Today I received a response from Poole to this request, which they refused on grounds of ‘disproportionate effort‘. The reason given was that while they estimated it would take approximately one man-hour to extract the information, it would take the Trust’s Information Governance team around 100 hours to delete information that they wanted to exempt from disclosure – well in excess of the 18-hour guideline of the FOI Act. The Trust also mentioned that it had pre-checked this decision with the Information Commissioner’s Office, which had agreed with their conclusion – no doubt as a way of trying to discourage me from complaining to the ICO.
However, thanks to information disclosed by the Royal Devon & Exeter Trust, I know that the cartel asked its legal advisers, Bevan Brittan, for guidance on ways they could avoid FOI disclosures (which tells its own story!). The guidance provided by Bevan Brittan included the following passage:
The 2nd paragraph is crucial: ‘When considering whether the [18hr/£450] fees limit applies (or the request is manifestly unreasonable), the Authority is only entitled to take into account the time it takes to locate the information that falls within the request.
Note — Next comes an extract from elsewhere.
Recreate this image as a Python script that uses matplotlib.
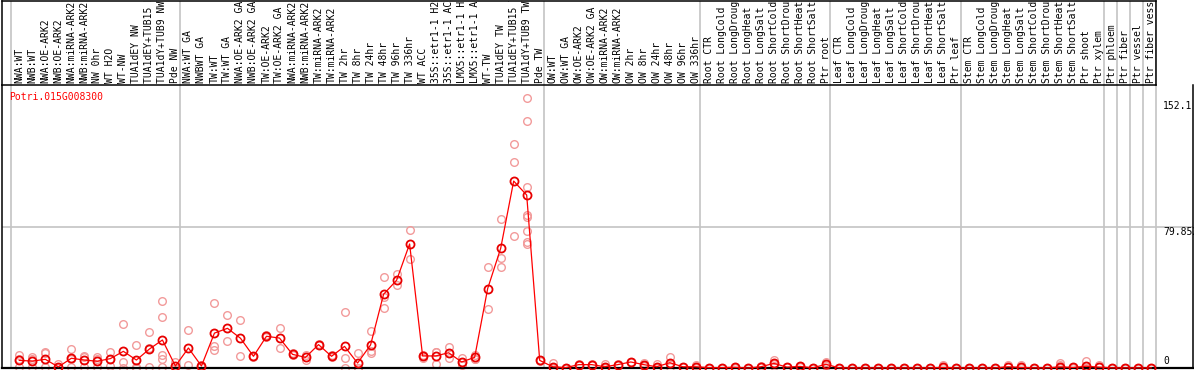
import matplotlib
matplotlib.use('Agg')
import matplotlib.pyplot as plt
from matplotlib import transforms

gene = 'Potri.015G008300'

labels = [
    'NWA:WT', 'NWB:WT', 'NWA:OE-ARK2', 'NWB:OE-ARK2', 'NWA:miRNA-ARK2', 'NWB:miRNA-ARK2',
    'NW 0hr', 'WT H2O', 'WT-NW', 'TUA1dEY NW', 'TUA1dEY+TUB15 NW', 'TUA1dY+TUB9 NW', 'Pde NW',
    'NWA:WT GA', 'NWBWT GA', 'TW:WT', 'TW:WT GA', 'NWA:OE-ARK2 GA', 'NWB:OE-ARK2 GA',
    'TW:OE-ARK2', 'TW:OE-ARK2 GA', 'NWA:miRNA-ARK2', 'NWB:miRNA-ARK2', 'TW:miRNA-ARK2',
    'TW:miRNA-ARK2', 'TW 2hr', 'TW 8hr', 'TW 24hr', 'TW 48hr', 'TW 96hr', 'TW 336hr', 'WT ACC',
    '35S::etr1-1 H2O', '35S::etr1-1 ACC', 'LMX5::etr1-1 H2O', 'LMX5::etr1-1 ACC', 'WT-TW',
    'TUA1dEY TW', 'TUA1dEY+TUB15 TW', 'TUA1dY+TUB9 TW', 'Pde TW',
    'OW:WT', 'OW:WT GA', 'OW:OE-ARK2', 'OW:OE-ARK2 GA', 'OW:miRNA-ARK2', 'OW:miRNA-ARK2',
    'OW 2hr', 'OW 8hr', 'OW 24hr', 'OW 48hr', 'OW 96hr', 'OW 336hr',
    'Root CTR', 'Root LongCold', 'Root LongDrought', 'Root LongHeat', 'Root LongSalt',
    'Root ShortCold', 'Root ShortDrought', 'Root ShortHeat', 'Root ShortSalt', 'Ptr root',
    'Leaf CTR', 'Leaf LongCold', 'Leaf LongDrought', 'Leaf LongHeat', 'Leaf LongSalt',
    'Leaf ShortCold', 'Leaf ShortDrought', 'Leaf ShortHeat', 'Leaf ShortSalt', 'Ptr leaf',
    'Stem CTR', 'Stem LongCold', 'Stem LongDrought', 'Stem LongHeat', 'Stem LongSalt',
    'Stem ShortCold', 'Stem ShortDrought', 'Stem ShortHeat', 'Stem ShortSalt',
    'Ptr shoot', 'Ptr xylem', 'Ptr phloem', 'Ptr fiber', 'Ptr vessel', 'Ptr fiber vessel',
]

# mean per sample
means = [
    4.3, 3.9, 4.9, 0.6, 5.5, 4.5, 3.8, 5.3, 9.4, 4.5, 10.7, 15.8, 1.1,
    11.3, 1.1, 19.7, 22.4, 16.8, 6.6, 17.9, 16.9, 7.7, 6.0, 13.2, 6.6, 12.2, 2.8, 13.0,
    41.6, 49.5, 70.0, 6.8, 6.8, 8.6, 3.4, 6.0, 44.8, 67.5, 105.5, 97.6, 4.3,
    0.7, 0.2, 1.9, 1.9, 0.7, 1.9, 3.4, 1.9, 0.7, 3.0, 0.7, 0.7,
    0.2, 0.2, 0.4, 0.0, 0.7, 2.6, 0.5, 0.9, 0.1, 2.1,
    0.1, 0.1, 0.1, 0.1, 0.1, 0.1, 0.1, 0.1, 0.3, 0.1,
    0.1, 0.1, 0.1, 0.7, 0.3, 0.1, 0.1, 0.6, 0.3, 1.0, 0.5,
    0.1, 0.1, 0.1, 0.1,
]

# individual replicates per sample
reps = [
    [7.3, 4.9, 0.7], [6.0, 5.0, 0.7], [9.2, 8.3, 0.7], [2.4, 0.2], [10.7, 5.1, 0.7],
    [6.0, 6.8, 0.7], [6.0, 5.3, 0.7], [9.2, 5.3, 1.4], [24.8, 3.6, 0.0], [13.0, 0.7, 0.0],
    [20.3, 11.1, 0.7], [37.6, 28.8, 7.3, 4.9, 0.7], [3.4, 0.2],
    [21.3, 1.7], [1.5, 0.7], [36.7, 12.4, 10.2], [29.9, 15.2], [26.9, 6.6], [7.0, 6.2],
    [18.5, 17.3], [22.4, 11.3], [8.3, 7.2], [7.3, 4.5], [13.6, 12.8], [7.2, 6.0],
    [31.4, 5.5, 0.2], [8.6, 0.2, 0.0], [21.0, 9.8, 8.3], [51.2, 39.9, 33.9], [52.9, 46.7],
    [77.7, 61.3], [7.6, 6.8, 5.9], [9.2, 8.8, 2.4], [12.0, 8.3, 5.5], [5.5, 3.2, 1.5],
    [7.5, 5.3, 5.2], [56.8, 33.1], [83.9, 61.9, 56.8], [126.4, 116.3, 74.3],
    [152.1, 139.2, 102.0, 86.3, 85.0, 77.3, 71.1, 70.0], [4.5, 3.7],
    [2.6, 0.1, 0.0], [0.2, 0.1], [2.0, 1.8], [2.0, 1.8], [2.3, 0.1], [2.0, 1.8], [3.6, 3.2],
    [3.0, 1.8, 0.9], [2.3, 0.0], [6.4, 2.0, 0.6], [0.8, 0.6], [1.9, 0.1],
    [0.2, 0.1], [0.2, 0.1], [0.4, 0.2], [0.0, 0.0], [1.0, 0.5], [4.5, 2.4, 0.9], [0.6, 0.4],
    [1.2, 0.6], [0.1, 0.1], [3.6, 1.9, 0.9],
    [0.1, 0.1], [0.1, 0.1], [0.1, 0.1], [0.1, 0.1], [0.1, 0.1], [0.1, 0.1], [0.1, 0.1],
    [0.1, 0.1], [1.7, 0.1], [0.1, 0.1],
    [0.1, 0.1], [0.1, 0.1], [0.1, 0.1], [1.7, 0.4], [1.5, 0.1], [0.1, 0.1], [0.1, 0.1],
    [2.6, 1.7, 0.3, 0.0], [0.3, 0.2], [3.9, 1.0, 0.2], [1.7, 0.3],
    [0.1, 0.1], [0.1, 0.1], [0.1, 0.1], [0.1, 0.1],
]

# first sample index of each group (last one closes the chart)
group_starts = [0, 13, 41, 53, 63, 73, 84, 85, 86, 87, 88]

max_val = 152.1
ymax = max_val * 1.05

W, H = 1194, 370
fig = plt.figure(figsize=(W / 100, H / 100), dpi=100)
mono = 'DejaVu Sans Mono'


def rect(x0, y0, x1, y1):
    return [x0 / W, 1 - y1 / H, (x1 - x0) / W, (y1 - y0) / H]


# pixel -> sample index mapping
x_first, step = 19.3, 13.01


def idx(px):
    return (px - x_first) / step


ax = fig.add_axes(rect(2, 85, 1193, 368))
lab = fig.add_axes(rect(2, 0.6, 1156, 85))

ax.set_xlim(idx(2), idx(1193))
ax.set_ylim(0, ymax)
lab.set_xlim(idx(2), idx(1156))
lab.set_ylim(0, 1)

for a in (ax, lab):
    a.set_xticks([])
    a.set_yticks([])
    for s in a.spines.values():
        s.set_color('black')
        s.set_linewidth(1.1)
ax.spines['top'].set_visible(False)
ax.spines['bottom'].set_linewidth(1.6)

# separators
for b in group_starts:
    ax.axvline(b - 0.65, color='#c4c4c4', lw=1.2, zorder=1)
    lab.axvline(b - 0.65, color='#c4c4c4', lw=1.2, zorder=1)
ax.axhline(ymax / 2, color='#c4c4c4', lw=1.2, zorder=1)

# sample labels
for i, name in enumerate(labels):
    lab.text(i, 0.025, name, rotation=90, ha='center', va='bottom',
             fontsize=7, family=mono, clip_on=True)

# replicates, line, means
xs = list(range(len(means)))
for i, r in enumerate(reps):
    ax.plot([i] * len(r), r, 'o', ms=5.5, mfc='none', mec='#f29a9a', mew=1.0,
            zorder=2, clip_on=False)
ax.plot(xs, means, '-', color='#ff0000', lw=0.9, zorder=3, clip_on=False)
ax.plot(xs, means, 'o', ms=5.8, mfc='none', mec='#e80000', mew=1.3, zorder=4,
        clip_on=False)

ax.text(0.006, 0.958, gene, transform=ax.transAxes, color='red', fontsize=7,
        family=mono, ha='left', va='center')

# right-hand scale labels
ty = ax.get_yaxis_transform()
xr = (1163 - 2) / 1191
ax.text(xr, max_val, f'{max_val:g}', fontsize=7, family=mono, ha='left', va='top',
        transform=transforms.offset_copy(ty, fig=fig, y=-3, units='dots'))
ax.text(xr, ymax / 2, f'{ymax / 2:g}', fontsize=7, family=mono, ha='left', va='top',
        transform=ty)
ax.text(xr, 0, '0', fontsize=7, family=mono, ha='left', va='bottom',
        transform=transforms.offset_copy(ty, fig=fig, y=2, units='dots'))

fig.savefig('out.png', dpi=100)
Reviewing, redacting and considering..cannot be considered as part of the..calculations.’
Poole, as the cartel’s hub that feeds out such information to the other members, is of course perfectly aware of this legal advice – and yet it ignored this advice completely and tried to use the time required for ‘reviewing, redacting and considering’ the information as grounds for refusing my request.
One can only assume that the emails of the 3 key personnel identified in my request must contain information that is extremely damning and damaging to the cartel’s aims and activities.
In spite of it’s supposed pre-agreement with the refusal, I’ve complained to the Information Commissioner’s Office, quoting this information as grounds for overturning the decision. I’ve also written back to Poole’s FOI team to point out that I know that they’re ignoring their own legal advice and inviting them to reconsider their decision.
Whatever the outcome, it’s clear that what this damaging cartel says in public and what it says and does in private are two completely different matters – and that it’s prepared to go to great lengths to avoid disclosing the fact.